2. Connect diode to positive end of solar panel lead. If possible, solder the two ends together. Otherwise, twist wires & coat in epoxy at the end. Super important: install the diode so that the side w/ the silver band is connected to the battery, like in the photo to the right.
3. Connect diode to positive (red) side of battery holder. Connect negative (black) solar panel lead to negative battery holder lead.
4. The front metal part of the USB car charger is the positive terminal. One of the metal side tabs is the negative terminal. Determine which side of the USB car charger is the negative (or ground) side.
Here are a couple easy ways:
-- Open up the charger; see which metal tab is connected to a wire.
-- Use the panel to turn on the charger. Connect the positive battery/solar panel lead to the front metal lead. Touch the negative battery/solar panel lead to each side. The side that causes the "on" light to light up is the negative side.
5. Connect the negative battery/solar panel lead to the negative tab on the USB car charger. Connect the positive battery/solar panel lead to the front metal lead on the USB car charger.
There are a few ways to do this, depending on your available tools and materials. The easiest way is to use alligator clips (and coat them in epoxy when it's all done & tested).
6. Test it! Connect a USB device (like the Raspberry Pi!!) and make sure it lights up.
If it works, epoxy all the electrical connections, put it into a container and take it w/ you on an adventure!
Once your first version works, make upgrades and modifications as necessary! Google is super helpful.
*More info about solar!
Solar panels have a relatively low energy efficiency rating, typically around 12-15%. Research is continually improving solar efficiency, and a lab in Germany set the world record for solar cell efficiency at 44.7%.
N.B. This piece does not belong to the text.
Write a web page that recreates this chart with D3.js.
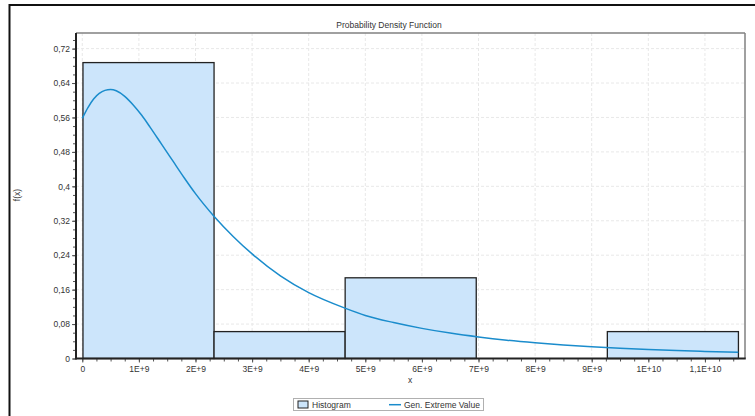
<!DOCTYPE html>
<html>
<head>
<meta charset="utf-8">
<script src="https://cdn.jsdelivr.net/npm/d3@7"></script>
<style>
  html, body { margin: 0; padding: 0; background: #fff; }
  svg { display: block; }
  text { font-family: "Liberation Sans", Arial, sans-serif; fill: #333; }
</style>
</head>
<body>
<svg id="chart" width="755" height="416"></svg>
<script>
// ---- data ----
const binEdges = [0.012e9, 2.328e9, 4.644e9, 6.960e9, 9.276e9, 11.592e9];
const binHeights = [0.6875, 0.0625, 0.1875, 0, 0.0625];

const curveX = [0, 0.1e9, 0.2e9, 0.3e9, 0.4e9, 0.5e9, 0.6e9, 0.75e9, 0.9e9, 1.05e9,
  1.2e9, 1.4e9, 1.6e9, 1.8e9, 2.0e9, 2.33e9, 2.67e9, 3.0e9, 3.5e9, 4.0e9,
  4.64e9, 5.0e9, 5.5e9, 6.0e9, 6.5e9, 7.0e9, 7.5e9, 8.0e9, 8.5e9, 9.0e9,
  9.5e9, 10.0e9, 10.5e9, 11.0e9, 11.59e9];
const curveY = [0.558, 0.583, 0.603, 0.616, 0.623, 0.625, 0.622, 0.609, 0.589, 0.565,
  0.537, 0.498, 0.459, 0.420, 0.383, 0.330, 0.283, 0.243, 0.192, 0.153,
  0.117, 0.100, 0.0835, 0.070, 0.059, 0.050, 0.0425, 0.0365, 0.0315, 0.0273,
  0.0238, 0.0209, 0.0185, 0.0165, 0.0143];

const xTicks = [0, 1e9, 2e9, 3e9, 4e9, 5e9, 6e9, 7e9, 8e9, 9e9, 10e9, 11e9];
const xTickLabels = ["0", "1E+9", "2E+9", "3E+9", "4E+9", "5E+9", "6E+9", "7E+9", "8E+9", "9E+9", "1E+10", "1,1E+10"];
const yTicks = [0, 0.08, 0.16, 0.24, 0.32, 0.4, 0.48, 0.56, 0.64, 0.72];
const yTickLabels = ["0", "0,08", "0,16", "0,24", "0,32", "0,4", "0,48", "0,56", "0,64", "0,72"];
const xMinorStep = 0.25e9;
const yMinorStep = 0.02;

const titleText = "Probability Density Function";
const xLabel = "x";
const yLabel = "f(x)";
const legendLabels = ["Histogram", "Gen. Extreme Value"];

// ---- layout ----
const svg = d3.select("#chart");
const plot = { left: 76, right: 745, top: 33, bottom: 358.5 };
const x = d3.scaleLinear().domain([-0.111e9, 11.708e9]).range([plot.left, plot.right]);
const y = d3.scaleLinear().domain([0, 0.75625]).range([plot.bottom, plot.top]);

const barFill = "#cce5fb";
const lineColor = "#1a8ccc";

// outer frame (top and left edges)
svg.append("line").attr("x1", 9.5).attr("x2", 755).attr("y1", 5).attr("y2", 5)
  .attr("stroke", "#111").attr("stroke-width", 2);
svg.append("line").attr("x1", 9.5).attr("x2", 9.5).attr("y1", 4).attr("y2", 416)
  .attr("stroke", "#111").attr("stroke-width", 2);

// title
svg.append("text").attr("x", 389).attr("y", 28).attr("text-anchor", "middle")
  .attr("font-size", 8.5).text(titleText);

// grid
const grid = svg.append("g");
grid.selectAll("line.gx").data(xTicks).join("line")
  .attr("x1", d => x(d)).attr("x2", d => x(d))
  .attr("y1", plot.top).attr("y2", plot.bottom)
  .attr("stroke", "#e8e8e8").attr("stroke-width", 1).attr("stroke-dasharray", "3,2");
grid.selectAll("line.gy").data(yTicks).join("line")
  .attr("x1", plot.left).attr("x2", plot.right)
  .attr("y1", d => y(d)).attr("y2", d => y(d))
  .attr("stroke", "#e8e8e8").attr("stroke-width", 1).attr("stroke-dasharray", "3,2");

// plot border top/right
svg.append("line").attr("x1", plot.left).attr("x2", plot.right).attr("y1", plot.top).attr("y2", plot.top)
  .attr("stroke", "#808080").attr("stroke-width", 1.5);
svg.append("line").attr("x1", plot.right).attr("x2", plot.right).attr("y1", plot.top).attr("y2", plot.bottom)
  .attr("stroke", "#808080").attr("stroke-width", 1.5);

// histogram bars
const bins = binHeights.map((h, i) => ({ x0: binEdges[i], x1: binEdges[i + 1], h }));
svg.append("g").selectAll("rect").data(bins).join("rect")
  .attr("x", d => x(d.x0)).attr("width", d => x(d.x1) - x(d.x0))
  .attr("y", d => y(d.h)).attr("height", d => y(0) - y(d.h))
  .attr("fill", barFill).attr("stroke", "#222").attr("stroke-width", 1.3);

// curve
const pts = curveX.map((v, i) => [v, curveY[i]]);
svg.append("path").datum(pts)
  .attr("d", d3.line().x(d => x(d[0])).y(d => y(d[1])).curve(d3.curveMonotoneX))
  .attr("fill", "none").attr("stroke", lineColor).attr("stroke-width", 1.5);

// axes
const xMinor = d3.range(0, 11.6e9, xMinorStep);
const yMinor = d3.range(0, 0.757, yMinorStep);
const xAxisMinor = d3.axisBottom(x).tickValues(xMinor).tickSize(3).tickFormat("");
const yAxisMinor = d3.axisLeft(y).tickValues(yMinor).tickSize(3).tickFormat("");
const xAxis = d3.axisBottom(x).tickValues(xTicks).tickSize(4).tickPadding(3)
  .tickFormat((d, i) => xTickLabels[i]);
const yAxis = d3.axisLeft(y).tickValues(yTicks).tickSize(4).tickPadding(2)
  .tickFormat((d, i) => yTickLabels[i]);

function styleAxis(g) {
  g.select(".domain").remove();
  g.selectAll(".tick line").attr("stroke", "#555");
  g.selectAll(".tick text").attr("font-size", 8.5).attr("fill", "#333")
    .attr("font-family", "Liberation Sans, Arial, sans-serif");
}
svg.append("g").attr("transform", `translate(0,${plot.bottom})`).call(xAxisMinor).call(styleAxis);
svg.append("g").attr("transform", `translate(${plot.left},0)`).call(yAxisMinor).call(styleAxis);
svg.append("g").attr("transform", `translate(0,${plot.bottom})`).call(xAxis).call(styleAxis);
svg.append("g").attr("transform", `translate(${plot.left},0)`).call(yAxis).call(styleAxis);

// axis lines
svg.append("line").attr("x1", plot.left).attr("x2", plot.right + 0.75).attr("y1", plot.bottom).attr("y2", plot.bottom)
  .attr("stroke", "#222").attr("stroke-width", 2);
svg.append("line").attr("x1", plot.left).attr("x2", plot.left).attr("y1", plot.top).attr("y2", plot.bottom + 1)
  .attr("stroke", "#222").attr("stroke-width", 2);

// axis labels
svg.append("text").attr("x", 410).attr("y", 383).attr("text-anchor", "middle")
  .attr("font-size", 8.5).text(xLabel);
svg.append("text").attr("transform", "translate(20,195) rotate(-90)").attr("text-anchor", "middle")
  .attr("font-size", 8.5).text(yLabel);

// legend
const lg = svg.append("g");
lg.append("rect").attr("x", 293.5).attr("y", 398.5).attr("width", 190).attr("height", 12)
  .attr("fill", "#fff").attr("stroke", "#b0b0b0").attr("stroke-width", 1);
lg.append("rect").attr("x", 298).attr("y", 401).attr("width", 10).attr("height", 7)
  .attr("fill", barFill).attr("stroke", "#222").attr("stroke-width", 1);
lg.append("text").attr("x", 312).attr("y", 407.8).attr("font-size", 8.5).text(legendLabels[0]);
lg.append("line").attr("x1", 389).attr("x2", 401).attr("y1", 404.7).attr("y2", 404.7)
  .attr("stroke", lineColor).attr("stroke-width", 1.5);
lg.append("text").attr("x", 404).attr("y", 407.8).attr("font-size", 8.5).text(legendLabels[1]);
</script>
</body>
</html>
In 2012, average costs of solar per watt were between $1 - $2, with some as low as $0.70 per watt. Although this does not include the cost of additional equipment (e.g. batteries, transformer for AC applications, mounting system, etc.), it is beginning to seriously compete with fossil fuels. Yay, solar!!
**Why a 9 V battery?
USB car chargers expect 12 VDC from the car, but will accept between 6 VDC and 14.5 VDC. Using a single 9V battery is the easiest way to get a sufficient input voltage for this USB circuit in order to get an output of 5 VDC.